Conditions for Creativity
Thriving relies on “generativity and the ability to create what is needed when it is needed” (p. 135). There are “conditions that positively correlate to creativity” (p. 135). “Conditions. Not a formula.” The conditions are: (1) Serendipity, “the chance connection of the previously unconnected” (p. 136); (2) Play, “play with possibility and with your collaborators” (p. 136); (3) Randomness, “cultivate randomness … it helps trigger serendipity, if we allow it” (p. 138); (4) Paradox, “consider how to fold opposites into one another” (p. 139); (5) Trust and Safety, “feel free to embrace play” (p. 139); (6) Deep Curiosity, “it is what feeds us in a space of profound un-knowing — the vast reals of unmapped possibility” (p. 140).

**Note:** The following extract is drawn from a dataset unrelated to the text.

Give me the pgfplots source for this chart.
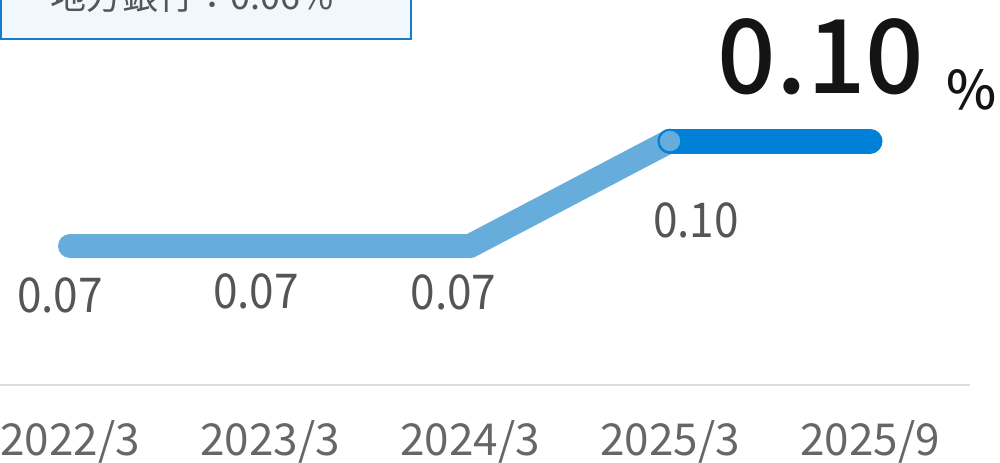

The “best questions lead not to answers but to more and better questions” (p. 140). “Thrivability is about life giving rise to more life” (p. 141).
Spectrum of Actions
Jean M. Russell is a pragmatic, action-oriented person. She wants to know and understand things that matter. And things matter to Jean when they have some use. This led her to develop the “Action Spectrum” model (p. 155). This framework “emerged from conversations with Herman Wagter” (p. 155). Actions depend on whether the portion of the system can be controlled, guided, or nurtured (p. 158). The framework consists of general principles, metrics, benefits, and risks (pp. 161–163). “Taking wise action … requires us to understand what we can control and what we can’t” (p. 166). And “just because we can’t control for outcomes” it “doesn’t mean we can’t take action” (p. 166). We can still “guide, influence, nurture, and encourage” (p. 166) — thrivability!